Remember these words for that was a truly extraordinary, nay revolutionary “federalisation” statement for a British Prime Minister to make. He said it to skewer Labour leader Ed Miliband and succeeded – the brotherly back-stabber looked even more like a gormless fish out of water when interviewed about the subject on the BBC by Andrew Marr.

But in playing party politics with the future of the United Kingdom, Cameron has opened not so much a can as a barrel of worms. As it ­happens, I absolutely agree with him – if we Scots do get more devolved powers, and serious ones like control of social security, then England, Wales and Northern Ireland must get these powers too.

I completely believe that “English votes on English laws” is the way ahead, but no sane Labour member or voter can agree, because without the Labour MPs from Scotland – there should be some left after the General Election next May – Miliband or whoever is Labour leader cannot hope to win a parliamentary vote.

Cameron’s big risk is that by hitching English devolution to the issue of further Scottish powers he has annoyed friend Miliband, as well as the Tory MPs he met yesterday.

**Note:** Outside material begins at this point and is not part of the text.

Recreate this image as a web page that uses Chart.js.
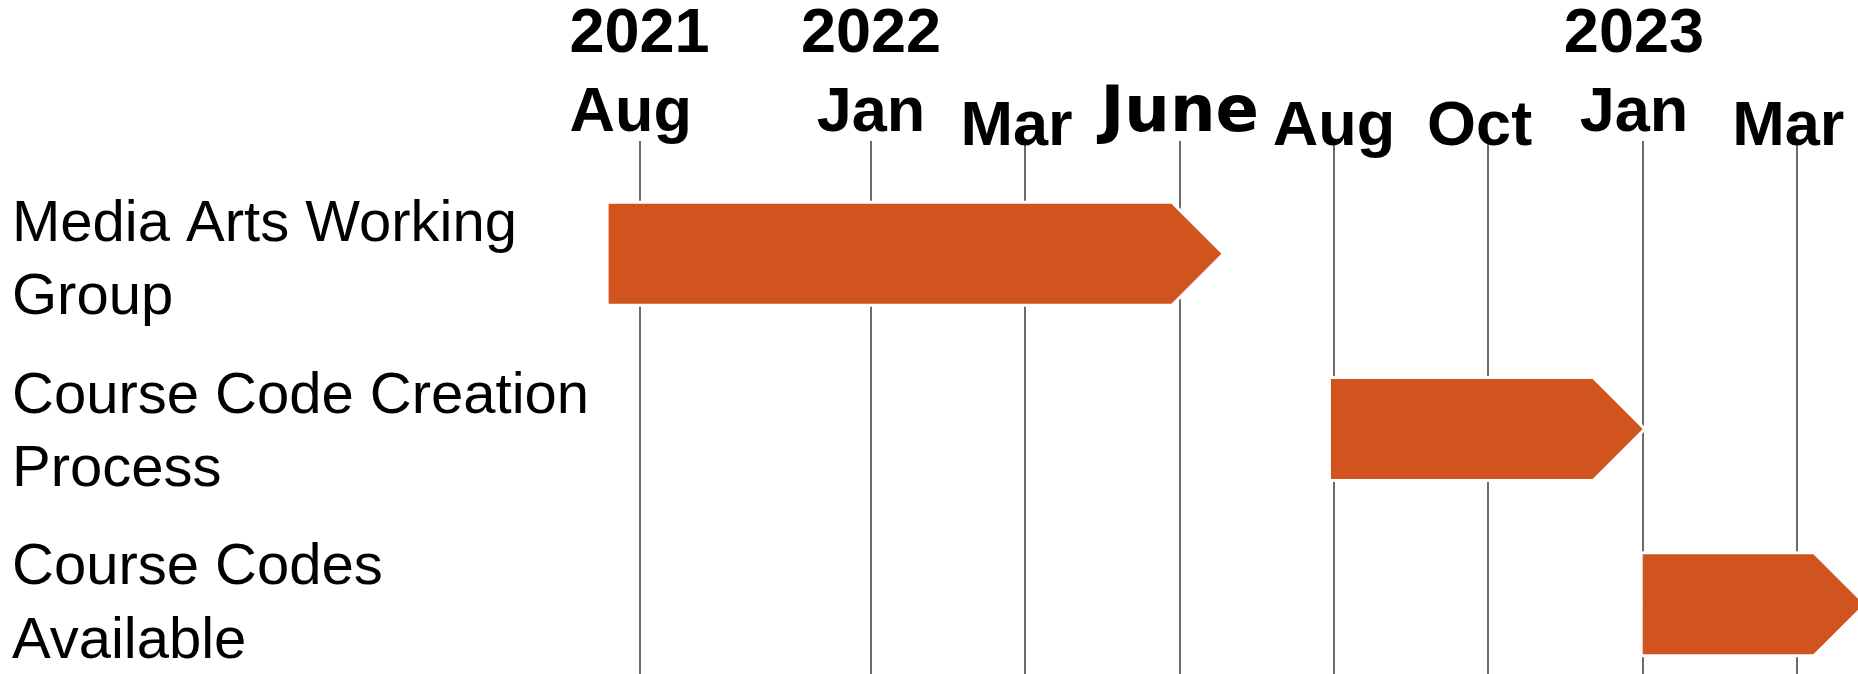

He has also made sure the devolution issue will be centre stage for months, just as it was Gordon Brown, and Miliband and Nick Clegg, who made devo max the clinching aspect for the Better Together cause, swaying the undecideds at the last minute.

Make no mistake, Brown and the devo max promises won the day for the No vote. Despite all the evidence of Westminster perfidy down the decades tens of thousands of people chose to believe them.
Yet already Brown has had to ­re-state his promises and Downing Street issued a ringing declaration at the weekend – more devolution will be delivered and “no ifs, no buts” about it. Why the doubts?
The credibility and integrity of all four men and the political processes in Britain are on trial now, and the jury numbers tens of millions of Scots, English, Welsh and Northern Irish voters.

The people now know they are ­sovereign, so if further serious devolution does not arrive by next March as promised, all four must resign and retire from public life, or watch their parties face the devastating consequences at the ballot box next May.